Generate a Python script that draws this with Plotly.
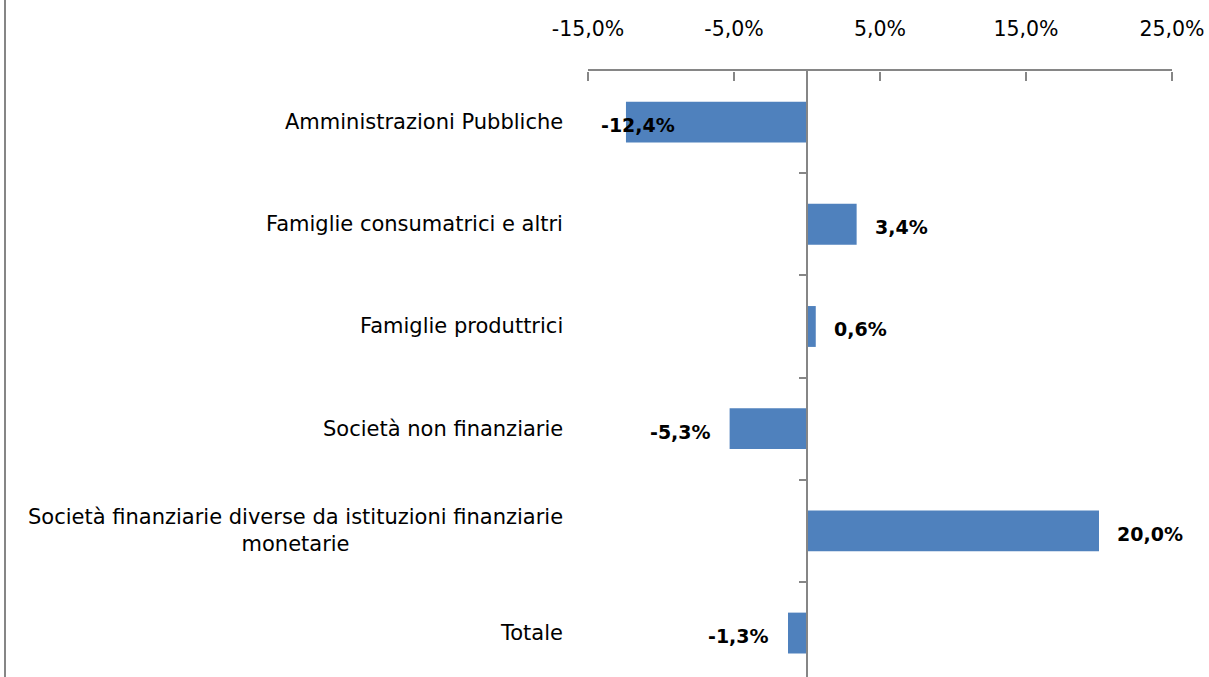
import plotly.graph_objects as go

categories = [
    "Amministrazioni Pubbliche",
    "Famiglie consumatrici e altri",
    "Famiglie produttrici",
    "Società non finanziarie",
    "Società finanziarie diverse da istituzioni finanziarie<br>monetarie",
    "Totale",
]
values = [-12.4, 3.4, 0.6, -5.3, 20.0, -1.3]
tick_values = [-15, -5, 5, 15, 25]
x_min, x_max = -15, 25


def fmt(v):
    return f"{v:.1f}".replace(".", ",") + "%"


tick_text = [fmt(v) for v in tick_values]

W, H = 1209, 677
ML, MR, MT, MB = 588, 37, 71, 0
AXIS_GRAY = "#868686"
BAR_COLOR = "#4F81BD"
FONT = "DejaVu Sans"

fig = go.Figure()
fig.add_trace(go.Bar(
    x=values,
    y=list(range(len(categories))),
    orientation="h",
    width=0.4,
    marker=dict(color=BAR_COLOR, line=dict(width=0)),
    hoverinfo="skip",
))
# invisible trace carrying the tick-mark axis (ticks pointing into the plot)
fig.add_trace(go.Scatter(
    x=values, y=list(range(len(categories))), xaxis="x2", yaxis="y",
    mode="none", showlegend=False, hoverinfo="skip",
))

annotations = []
# category labels
for i, c in enumerate(categories):
    annotations.append(dict(
        x=0, xref="paper", y=i, yref="y", text=c, showarrow=False,
        xanchor="right", yanchor="middle", align="center", xshift=-23,
        font=dict(family=FONT, size=21, color="#000000"),
    ))
# data labels
for i, v in enumerate(values):
    if v >= 0:
        ax, anchor, shift = v, "left", 16
    elif v < x_min + 5:
        ax, anchor, shift = x_min, "left", 11
    else:
        ax, anchor, shift = v, "right", -17
    annotations.append(dict(
        x=ax, xref="x", y=i, yref="y", text="<b>" + fmt(v) + "</b>",
        showarrow=False, xanchor=anchor, yanchor="middle", xshift=shift,
        yshift=-3, font=dict(family=FONT, size=19, color="#000000"),
    ))

plot_w = W - ML - MR
plot_h = H - MT - MB
fig.update_layout(
    width=W, height=H,
    margin=dict(l=ML, r=MR, t=MT, b=MB, pad=0),
    paper_bgcolor="white", plot_bgcolor="white",
    showlegend=False,
    font=dict(family=FONT, size=20, color="#000000"),
    annotations=annotations,
    xaxis=dict(
        side="top", range=[x_min, x_max],
        tickvals=tick_values, ticktext=tick_text,
        showgrid=False, zeroline=False, showline=True, linecolor=AXIS_GRAY,
        linewidth=1.5, ticks="", ticklabelstandoff=25,
        tickfont=dict(family=FONT, size=20.5, color="#000000"),
        domain=[0, 1],
    ),
    xaxis2=dict(
        overlaying="x", matches="x", anchor="free", position=1, side="bottom",
        range=[x_min, x_max], tickvals=tick_values, showticklabels=False,
        showgrid=False, zeroline=False, showline=False,
        ticks="outside", ticklen=9, tickcolor=AXIS_GRAY, tickwidth=1.5,
    ),
    yaxis=dict(
        range=[5.43, -0.5], tickmode="array",
        tickvals=[i + 0.5 for i in range(len(categories) - 1)],
        showticklabels=False, showgrid=False, zeroline=False,
        anchor="free", position=(0 - x_min) / (x_max - x_min),
        showline=True, linecolor=AXIS_GRAY, linewidth=1.5,
        ticks="outside", ticklen=7, tickcolor=AXIS_GRAY, tickwidth=1.5,
    ),
    shapes=[dict(
        type="line", xref="paper", yref="paper",
        x0=(5 - ML) / plot_w, x1=(5 - ML) / plot_w,
        y0=-0.01, y1=1 + MT / plot_h + 0.01,
        line=dict(color=AXIS_GRAY, width=2),
    )],
)

fig.write_html(
    "out.html",
    config={"displayModeBar": False},
    post_script="document.body.style.margin='0';document.body.style.overflow='hidden';",
)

Set exercise
Write out the listing above again, exactly, but with no pictures in the copy.

Answer to this exercise
Generate a Python script that draws this with Plotly.
import plotly.graph_objects as go

categories = [
    "Amministrazioni Pubbliche",
    "Famiglie consumatrici e altri",
    "Famiglie produttrici",
    "Società non finanziarie",
    "Società finanziarie diverse da istituzioni finanziarie<br>monetarie",
    "Totale",
]
values = [-12.4, 3.4, 0.6, -5.3, 20.0, -1.3]
tick_values = [-15, -5, 5, 15, 25]
x_min, x_max = -15, 25


def fmt(v):
    return f"{v:.1f}".replace(".", ",") + "%"


tick_text = [fmt(v) for v in tick_values]

W, H = 1209, 677
ML, MR, MT, MB = 588, 37, 71, 0
AXIS_GRAY = "#868686"
BAR_COLOR = "#4F81BD"
FONT = "DejaVu Sans"

fig = go.Figure()
fig.add_trace(go.Bar(
    x=values,
    y=list(range(len(categories))),
    orientation="h",
    width=0.4,
    marker=dict(color=BAR_COLOR, line=dict(width=0)),
    hoverinfo="skip",
))
# invisible trace carrying the tick-mark axis (ticks pointing into the plot)
fig.add_trace(go.Scatter(
    x=values, y=list(range(len(categories))), xaxis="x2", yaxis="y",
    mode="none", showlegend=False, hoverinfo="skip",
))

annotations = []
# category labels
for i, c in enumerate(categories):
    annotations.append(dict(
        x=0, xref="paper", y=i, yref="y", text=c, showarrow=False,
        xanchor="right", yanchor="middle", align="center", xshift=-23,
        font=dict(family=FONT, size=21, color="#000000"),
    ))
# data labels
for i, v in enumerate(values):
    if v >= 0:
        ax, anchor, shift = v, "left", 16
    elif v < x_min + 5:
        ax, anchor, shift = x_min, "left", 11
    else:
        ax, anchor, shift = v, "right", -17
    annotations.append(dict(
        x=ax, xref="x", y=i, yref="y", text="<b>" + fmt(v) + "</b>",
        showarrow=False, xanchor=anchor, yanchor="middle", xshift=shift,
        yshift=-3, font=dict(family=FONT, size=19, color="#000000"),
    ))

plot_w = W - ML - MR
plot_h = H - MT - MB
fig.update_layout(
    width=W, height=H,
    margin=dict(l=ML, r=MR, t=MT, b=MB, pad=0),
    paper_bgcolor="white", plot_bgcolor="white",
    showlegend=False,
    font=dict(family=FONT, size=20, color="#000000"),
    annotations=annotations,
    xaxis=dict(
        side="top", range=[x_min, x_max],
        tickvals=tick_values, ticktext=tick_text,
        showgrid=False, zeroline=False, showline=True, linecolor=AXIS_GRAY,
        linewidth=1.5, ticks="", ticklabelstandoff=25,
        tickfont=dict(family=FONT, size=20.5, color="#000000"),
        domain=[0, 1],
    ),
    xaxis2=dict(
        overlaying="x", matches="x", anchor="free", position=1, side="bottom",
        range=[x_min, x_max], tickvals=tick_values, showticklabels=False,
        showgrid=False, zeroline=False, showline=False,
        ticks="outside", ticklen=9, tickcolor=AXIS_GRAY, tickwidth=1.5,
    ),
    yaxis=dict(
        range=[5.43, -0.5], tickmode="array",
        tickvals=[i + 0.5 for i in range(len(categories) - 1)],
        showticklabels=False, showgrid=False, zeroline=False,
        anchor="free", position=(0 - x_min) / (x_max - x_min),
        showline=True, linecolor=AXIS_GRAY, linewidth=1.5,
        ticks="outside", ticklen=7, tickcolor=AXIS_GRAY, tickwidth=1.5,
    ),
    shapes=[dict(
        type="line", xref="paper", yref="paper",
        x0=(5 - ML) / plot_w, x1=(5 - ML) / plot_w,
        y0=-0.01, y1=1 + MT / plot_h + 0.01,
        line=dict(color=AXIS_GRAY, width=2),
    )],
)

fig.write_html(
    "out.html",
    config={"displayModeBar": False},
    post_script="document.body.style.margin='0';document.body.style.overflow='hidden';",
)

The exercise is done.